**To be done:** Below are some entries. Transcribe the lines from the one holding "Output the web" to the one holding "const cbRange = [0,500];", inclusive, but not the pictures among them.

------ Extracted information ------

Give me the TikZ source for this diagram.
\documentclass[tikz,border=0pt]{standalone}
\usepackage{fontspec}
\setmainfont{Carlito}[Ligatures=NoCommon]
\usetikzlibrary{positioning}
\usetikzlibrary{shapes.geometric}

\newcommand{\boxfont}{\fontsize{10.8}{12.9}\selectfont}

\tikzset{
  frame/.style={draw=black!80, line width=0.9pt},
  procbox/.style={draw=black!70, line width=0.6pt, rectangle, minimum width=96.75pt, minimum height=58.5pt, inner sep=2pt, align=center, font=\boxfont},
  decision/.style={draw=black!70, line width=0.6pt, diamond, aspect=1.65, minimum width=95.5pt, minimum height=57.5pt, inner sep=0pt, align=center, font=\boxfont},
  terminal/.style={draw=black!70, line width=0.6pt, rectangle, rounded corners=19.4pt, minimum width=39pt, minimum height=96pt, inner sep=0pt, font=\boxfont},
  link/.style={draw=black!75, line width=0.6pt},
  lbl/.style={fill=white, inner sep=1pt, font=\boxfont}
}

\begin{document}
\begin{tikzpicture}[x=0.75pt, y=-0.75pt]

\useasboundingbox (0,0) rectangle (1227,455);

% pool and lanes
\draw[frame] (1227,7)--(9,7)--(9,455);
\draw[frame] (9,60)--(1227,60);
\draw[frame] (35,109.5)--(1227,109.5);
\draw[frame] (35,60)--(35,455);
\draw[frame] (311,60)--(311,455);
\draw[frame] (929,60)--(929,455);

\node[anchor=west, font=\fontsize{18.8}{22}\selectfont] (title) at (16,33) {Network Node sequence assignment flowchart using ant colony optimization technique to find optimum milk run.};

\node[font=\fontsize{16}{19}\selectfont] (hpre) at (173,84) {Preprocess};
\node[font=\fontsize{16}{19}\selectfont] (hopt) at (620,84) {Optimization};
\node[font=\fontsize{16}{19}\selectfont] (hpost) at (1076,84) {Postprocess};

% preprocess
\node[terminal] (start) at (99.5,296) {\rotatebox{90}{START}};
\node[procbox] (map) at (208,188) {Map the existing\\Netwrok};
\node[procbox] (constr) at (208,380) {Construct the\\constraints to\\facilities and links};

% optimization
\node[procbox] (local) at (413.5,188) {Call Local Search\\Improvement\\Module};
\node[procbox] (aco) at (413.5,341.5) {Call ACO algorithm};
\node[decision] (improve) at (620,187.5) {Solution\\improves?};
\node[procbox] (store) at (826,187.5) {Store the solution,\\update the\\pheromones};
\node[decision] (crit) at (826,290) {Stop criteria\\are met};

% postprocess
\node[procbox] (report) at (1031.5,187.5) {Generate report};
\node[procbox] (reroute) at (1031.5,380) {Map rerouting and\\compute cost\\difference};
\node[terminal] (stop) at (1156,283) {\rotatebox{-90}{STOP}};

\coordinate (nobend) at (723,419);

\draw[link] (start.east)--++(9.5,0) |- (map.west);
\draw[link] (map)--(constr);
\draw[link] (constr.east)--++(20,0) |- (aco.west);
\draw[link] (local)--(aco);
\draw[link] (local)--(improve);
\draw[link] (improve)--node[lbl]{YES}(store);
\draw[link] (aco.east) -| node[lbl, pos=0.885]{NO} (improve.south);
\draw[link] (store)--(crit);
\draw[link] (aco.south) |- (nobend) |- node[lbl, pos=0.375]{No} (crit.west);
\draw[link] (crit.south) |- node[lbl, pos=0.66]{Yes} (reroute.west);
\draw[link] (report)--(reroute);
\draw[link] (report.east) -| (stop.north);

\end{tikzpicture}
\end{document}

------
------ Extracted information ------

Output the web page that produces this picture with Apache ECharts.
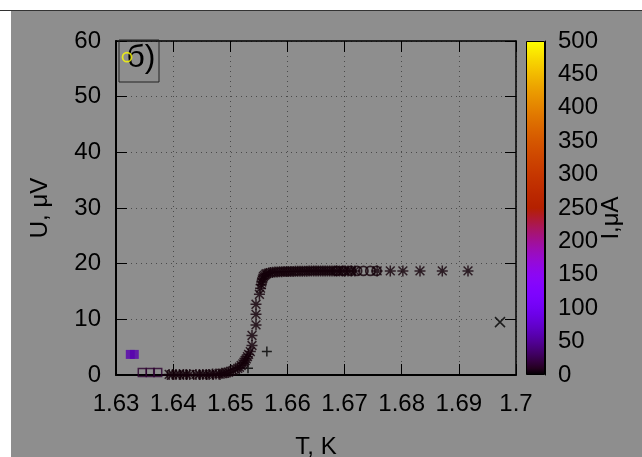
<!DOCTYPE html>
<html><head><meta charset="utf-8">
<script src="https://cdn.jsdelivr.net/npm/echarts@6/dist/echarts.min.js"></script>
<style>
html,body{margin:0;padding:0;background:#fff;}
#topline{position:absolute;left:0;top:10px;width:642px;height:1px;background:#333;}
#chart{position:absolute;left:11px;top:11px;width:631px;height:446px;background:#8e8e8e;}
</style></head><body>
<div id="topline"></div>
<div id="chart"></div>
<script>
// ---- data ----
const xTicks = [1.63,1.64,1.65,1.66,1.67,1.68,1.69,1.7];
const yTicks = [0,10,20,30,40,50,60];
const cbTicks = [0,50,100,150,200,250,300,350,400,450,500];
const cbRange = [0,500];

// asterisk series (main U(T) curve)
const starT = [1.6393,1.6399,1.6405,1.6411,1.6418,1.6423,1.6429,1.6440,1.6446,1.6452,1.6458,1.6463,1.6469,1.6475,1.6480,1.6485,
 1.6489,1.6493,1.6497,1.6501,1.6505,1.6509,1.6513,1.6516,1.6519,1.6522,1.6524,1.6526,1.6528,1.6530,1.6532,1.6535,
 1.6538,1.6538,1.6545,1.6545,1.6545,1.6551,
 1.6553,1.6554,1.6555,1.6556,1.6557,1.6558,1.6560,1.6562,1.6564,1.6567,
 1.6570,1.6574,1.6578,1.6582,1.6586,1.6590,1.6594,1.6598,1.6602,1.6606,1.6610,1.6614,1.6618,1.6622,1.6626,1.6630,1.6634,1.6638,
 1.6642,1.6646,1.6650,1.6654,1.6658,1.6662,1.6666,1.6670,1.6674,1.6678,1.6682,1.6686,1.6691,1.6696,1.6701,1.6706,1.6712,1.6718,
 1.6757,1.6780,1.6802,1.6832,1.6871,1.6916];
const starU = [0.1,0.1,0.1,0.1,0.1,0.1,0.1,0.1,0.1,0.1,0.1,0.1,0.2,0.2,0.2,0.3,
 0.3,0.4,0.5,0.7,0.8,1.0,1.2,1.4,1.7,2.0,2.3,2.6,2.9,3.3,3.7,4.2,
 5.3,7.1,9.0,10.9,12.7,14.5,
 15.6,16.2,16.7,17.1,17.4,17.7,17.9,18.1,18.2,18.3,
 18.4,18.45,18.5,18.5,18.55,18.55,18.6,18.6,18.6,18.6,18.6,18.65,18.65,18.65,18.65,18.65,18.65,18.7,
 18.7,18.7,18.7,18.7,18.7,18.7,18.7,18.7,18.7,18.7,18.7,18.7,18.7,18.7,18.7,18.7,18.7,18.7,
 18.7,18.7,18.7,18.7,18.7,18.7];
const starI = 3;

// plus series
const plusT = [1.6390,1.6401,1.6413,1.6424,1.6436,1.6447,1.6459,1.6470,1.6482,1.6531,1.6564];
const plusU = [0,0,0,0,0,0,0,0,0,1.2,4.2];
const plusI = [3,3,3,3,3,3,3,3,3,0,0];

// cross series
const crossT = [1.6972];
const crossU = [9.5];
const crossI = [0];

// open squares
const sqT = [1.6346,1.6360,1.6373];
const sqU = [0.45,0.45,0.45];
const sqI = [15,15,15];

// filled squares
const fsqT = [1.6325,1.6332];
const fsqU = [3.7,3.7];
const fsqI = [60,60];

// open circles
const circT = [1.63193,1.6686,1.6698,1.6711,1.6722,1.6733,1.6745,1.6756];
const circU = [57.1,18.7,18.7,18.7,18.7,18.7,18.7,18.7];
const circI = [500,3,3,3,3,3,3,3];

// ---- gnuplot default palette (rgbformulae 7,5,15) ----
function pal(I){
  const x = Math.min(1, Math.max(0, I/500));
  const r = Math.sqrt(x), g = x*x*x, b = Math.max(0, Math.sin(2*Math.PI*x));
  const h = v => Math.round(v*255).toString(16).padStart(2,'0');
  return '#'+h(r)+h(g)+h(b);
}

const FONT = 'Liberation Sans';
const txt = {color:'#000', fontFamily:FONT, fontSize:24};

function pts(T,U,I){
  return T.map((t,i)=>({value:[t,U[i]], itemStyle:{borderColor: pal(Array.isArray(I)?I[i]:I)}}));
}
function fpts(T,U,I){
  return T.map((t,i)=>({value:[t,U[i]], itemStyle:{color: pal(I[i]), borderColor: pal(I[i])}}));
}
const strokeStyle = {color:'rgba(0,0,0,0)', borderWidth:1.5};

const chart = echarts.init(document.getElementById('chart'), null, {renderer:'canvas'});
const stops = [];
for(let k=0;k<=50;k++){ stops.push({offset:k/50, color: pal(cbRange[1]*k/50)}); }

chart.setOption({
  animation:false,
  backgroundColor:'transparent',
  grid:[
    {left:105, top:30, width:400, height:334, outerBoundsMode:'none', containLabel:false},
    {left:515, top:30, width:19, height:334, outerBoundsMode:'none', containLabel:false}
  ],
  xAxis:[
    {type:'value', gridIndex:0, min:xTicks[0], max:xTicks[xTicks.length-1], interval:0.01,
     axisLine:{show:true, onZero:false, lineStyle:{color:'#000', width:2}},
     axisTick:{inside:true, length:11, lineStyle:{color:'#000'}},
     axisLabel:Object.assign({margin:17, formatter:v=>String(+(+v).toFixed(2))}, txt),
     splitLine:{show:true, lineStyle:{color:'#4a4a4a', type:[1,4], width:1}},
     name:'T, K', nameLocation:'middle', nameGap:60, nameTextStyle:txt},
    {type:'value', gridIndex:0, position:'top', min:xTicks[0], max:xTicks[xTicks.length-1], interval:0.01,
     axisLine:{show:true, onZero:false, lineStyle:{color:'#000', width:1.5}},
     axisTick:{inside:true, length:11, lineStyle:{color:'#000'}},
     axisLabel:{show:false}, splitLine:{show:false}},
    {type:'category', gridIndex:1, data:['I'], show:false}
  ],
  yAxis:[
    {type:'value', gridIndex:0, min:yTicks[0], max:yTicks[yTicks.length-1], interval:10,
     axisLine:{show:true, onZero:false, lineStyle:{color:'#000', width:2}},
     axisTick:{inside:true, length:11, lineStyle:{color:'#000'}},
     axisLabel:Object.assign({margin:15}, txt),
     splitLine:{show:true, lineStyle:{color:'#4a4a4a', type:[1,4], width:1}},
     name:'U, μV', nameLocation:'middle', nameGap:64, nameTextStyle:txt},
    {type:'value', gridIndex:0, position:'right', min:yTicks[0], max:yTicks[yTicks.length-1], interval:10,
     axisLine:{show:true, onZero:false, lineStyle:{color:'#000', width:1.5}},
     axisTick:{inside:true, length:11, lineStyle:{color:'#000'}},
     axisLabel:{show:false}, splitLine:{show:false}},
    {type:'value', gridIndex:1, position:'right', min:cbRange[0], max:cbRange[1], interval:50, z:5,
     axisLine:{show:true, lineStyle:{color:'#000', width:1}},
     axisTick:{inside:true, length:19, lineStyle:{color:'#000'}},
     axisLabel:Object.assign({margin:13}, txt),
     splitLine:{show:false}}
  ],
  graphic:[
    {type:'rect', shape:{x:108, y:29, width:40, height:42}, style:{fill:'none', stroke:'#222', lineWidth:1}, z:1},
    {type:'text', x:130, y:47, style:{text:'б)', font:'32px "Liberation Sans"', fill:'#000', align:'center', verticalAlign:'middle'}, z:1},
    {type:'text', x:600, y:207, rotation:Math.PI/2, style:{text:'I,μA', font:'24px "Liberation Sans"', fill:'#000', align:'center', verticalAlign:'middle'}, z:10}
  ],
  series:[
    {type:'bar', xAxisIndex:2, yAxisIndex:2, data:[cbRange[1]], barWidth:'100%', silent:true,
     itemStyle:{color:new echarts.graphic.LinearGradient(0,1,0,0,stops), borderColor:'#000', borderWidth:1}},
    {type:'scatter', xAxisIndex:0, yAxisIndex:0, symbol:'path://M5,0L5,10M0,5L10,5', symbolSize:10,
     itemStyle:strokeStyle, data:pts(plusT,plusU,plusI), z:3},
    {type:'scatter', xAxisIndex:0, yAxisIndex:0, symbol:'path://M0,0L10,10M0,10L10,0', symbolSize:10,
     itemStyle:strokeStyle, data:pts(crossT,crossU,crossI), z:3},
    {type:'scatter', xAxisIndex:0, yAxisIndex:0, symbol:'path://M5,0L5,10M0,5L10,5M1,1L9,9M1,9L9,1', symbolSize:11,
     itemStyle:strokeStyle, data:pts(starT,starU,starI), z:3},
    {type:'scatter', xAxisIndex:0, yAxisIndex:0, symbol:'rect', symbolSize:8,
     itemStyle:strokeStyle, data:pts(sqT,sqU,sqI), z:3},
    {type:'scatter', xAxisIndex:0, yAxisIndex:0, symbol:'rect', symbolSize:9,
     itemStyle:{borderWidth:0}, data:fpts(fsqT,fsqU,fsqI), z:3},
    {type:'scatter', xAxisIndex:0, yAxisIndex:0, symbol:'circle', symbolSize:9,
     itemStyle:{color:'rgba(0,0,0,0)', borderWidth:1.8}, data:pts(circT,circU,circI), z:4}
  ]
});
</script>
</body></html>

------
------ Extracted information ------

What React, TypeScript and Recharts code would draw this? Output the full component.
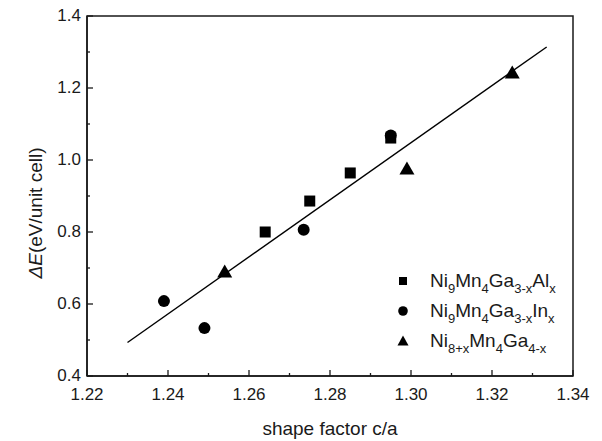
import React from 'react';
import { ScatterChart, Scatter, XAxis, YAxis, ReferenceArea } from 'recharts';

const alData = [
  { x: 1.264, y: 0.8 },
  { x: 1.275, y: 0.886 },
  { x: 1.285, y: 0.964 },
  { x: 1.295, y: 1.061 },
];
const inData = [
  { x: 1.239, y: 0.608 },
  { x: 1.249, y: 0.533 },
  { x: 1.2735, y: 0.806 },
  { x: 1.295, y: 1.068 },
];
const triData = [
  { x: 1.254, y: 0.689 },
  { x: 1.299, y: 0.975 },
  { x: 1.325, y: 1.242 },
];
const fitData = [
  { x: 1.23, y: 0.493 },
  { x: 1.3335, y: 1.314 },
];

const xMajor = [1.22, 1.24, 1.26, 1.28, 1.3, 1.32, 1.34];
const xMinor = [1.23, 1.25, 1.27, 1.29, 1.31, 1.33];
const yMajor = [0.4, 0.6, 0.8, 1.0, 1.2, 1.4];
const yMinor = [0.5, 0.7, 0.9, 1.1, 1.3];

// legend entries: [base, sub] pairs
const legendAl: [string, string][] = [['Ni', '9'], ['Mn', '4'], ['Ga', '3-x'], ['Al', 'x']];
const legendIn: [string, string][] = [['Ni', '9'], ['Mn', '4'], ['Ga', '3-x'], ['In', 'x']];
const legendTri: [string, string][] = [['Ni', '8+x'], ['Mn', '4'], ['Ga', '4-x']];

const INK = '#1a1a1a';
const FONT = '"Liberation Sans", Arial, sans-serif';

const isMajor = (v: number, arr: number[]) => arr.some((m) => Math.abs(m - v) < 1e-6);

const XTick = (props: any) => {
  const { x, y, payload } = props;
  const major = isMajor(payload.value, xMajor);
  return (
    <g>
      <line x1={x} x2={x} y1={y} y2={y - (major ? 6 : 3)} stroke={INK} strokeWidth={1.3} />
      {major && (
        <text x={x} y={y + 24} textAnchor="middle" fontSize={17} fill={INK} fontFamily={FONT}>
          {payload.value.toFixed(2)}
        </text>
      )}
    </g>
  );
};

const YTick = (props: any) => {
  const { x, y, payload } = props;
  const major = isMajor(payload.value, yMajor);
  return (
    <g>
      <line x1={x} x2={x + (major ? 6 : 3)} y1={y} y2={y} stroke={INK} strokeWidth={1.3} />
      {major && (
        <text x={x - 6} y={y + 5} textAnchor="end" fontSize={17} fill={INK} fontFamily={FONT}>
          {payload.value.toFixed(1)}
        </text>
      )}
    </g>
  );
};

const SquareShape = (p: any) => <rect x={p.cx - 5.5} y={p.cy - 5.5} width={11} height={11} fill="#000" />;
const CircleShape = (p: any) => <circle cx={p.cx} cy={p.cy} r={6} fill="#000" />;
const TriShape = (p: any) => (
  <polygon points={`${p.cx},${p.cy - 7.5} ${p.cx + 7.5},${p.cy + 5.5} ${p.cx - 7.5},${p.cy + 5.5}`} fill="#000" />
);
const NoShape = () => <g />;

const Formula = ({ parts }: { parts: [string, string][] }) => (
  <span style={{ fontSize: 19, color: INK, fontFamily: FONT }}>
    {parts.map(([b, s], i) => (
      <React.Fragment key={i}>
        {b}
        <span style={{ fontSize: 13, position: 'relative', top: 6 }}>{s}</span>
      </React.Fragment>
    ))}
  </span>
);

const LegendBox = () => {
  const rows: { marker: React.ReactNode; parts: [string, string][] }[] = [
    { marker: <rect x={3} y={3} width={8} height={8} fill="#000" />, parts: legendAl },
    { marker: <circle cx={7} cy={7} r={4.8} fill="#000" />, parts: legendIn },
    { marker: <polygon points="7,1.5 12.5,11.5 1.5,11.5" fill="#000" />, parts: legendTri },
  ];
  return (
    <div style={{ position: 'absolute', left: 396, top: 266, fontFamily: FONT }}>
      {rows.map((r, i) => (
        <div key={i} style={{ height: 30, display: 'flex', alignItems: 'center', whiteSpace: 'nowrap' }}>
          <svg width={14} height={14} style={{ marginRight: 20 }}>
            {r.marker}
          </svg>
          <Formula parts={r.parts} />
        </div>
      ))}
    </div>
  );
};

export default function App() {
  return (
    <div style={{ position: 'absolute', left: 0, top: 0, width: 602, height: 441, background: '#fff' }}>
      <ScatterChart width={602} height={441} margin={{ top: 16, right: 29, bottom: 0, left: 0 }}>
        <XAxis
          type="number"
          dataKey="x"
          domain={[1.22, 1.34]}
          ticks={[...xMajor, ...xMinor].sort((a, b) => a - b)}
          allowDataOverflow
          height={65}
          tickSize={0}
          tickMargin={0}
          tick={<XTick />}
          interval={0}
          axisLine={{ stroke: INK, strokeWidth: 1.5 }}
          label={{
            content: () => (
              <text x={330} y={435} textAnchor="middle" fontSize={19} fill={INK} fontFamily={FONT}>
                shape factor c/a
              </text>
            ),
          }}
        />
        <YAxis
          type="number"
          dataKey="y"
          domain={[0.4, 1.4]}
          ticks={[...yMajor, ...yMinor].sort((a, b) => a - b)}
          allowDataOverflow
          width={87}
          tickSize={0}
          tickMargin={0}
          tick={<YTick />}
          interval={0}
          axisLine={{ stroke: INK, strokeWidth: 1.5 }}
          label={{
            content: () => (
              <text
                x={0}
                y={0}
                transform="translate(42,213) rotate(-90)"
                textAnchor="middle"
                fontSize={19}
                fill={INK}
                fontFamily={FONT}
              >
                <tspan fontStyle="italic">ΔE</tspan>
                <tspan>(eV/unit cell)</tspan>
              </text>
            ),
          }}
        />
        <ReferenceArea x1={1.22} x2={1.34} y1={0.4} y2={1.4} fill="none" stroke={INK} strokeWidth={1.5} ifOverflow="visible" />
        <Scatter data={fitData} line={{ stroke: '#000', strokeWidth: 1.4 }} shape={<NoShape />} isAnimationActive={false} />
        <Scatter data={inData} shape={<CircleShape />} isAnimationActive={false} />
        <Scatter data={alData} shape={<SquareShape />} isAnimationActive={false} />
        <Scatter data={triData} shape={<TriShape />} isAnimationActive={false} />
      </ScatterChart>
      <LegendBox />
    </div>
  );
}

------

**Output below:**
Output the web page that produces this picture with Apache ECharts.
<!DOCTYPE html>
<html><head><meta charset="utf-8">
<script src="https://cdn.jsdelivr.net/npm/echarts@6/dist/echarts.min.js"></script>
<style>
html,body{margin:0;padding:0;background:#fff;}
#topline{position:absolute;left:0;top:10px;width:642px;height:1px;background:#333;}
#chart{position:absolute;left:11px;top:11px;width:631px;height:446px;background:#8e8e8e;}
</style></head><body>
<div id="topline"></div>
<div id="chart"></div>
<script>
// ---- data ----
const xTicks = [1.63,1.64,1.65,1.66,1.67,1.68,1.69,1.7];
const yTicks = [0,10,20,30,40,50,60];
const cbTicks = [0,50,100,150,200,250,300,350,400,450,500];
const cbRange = [0,500];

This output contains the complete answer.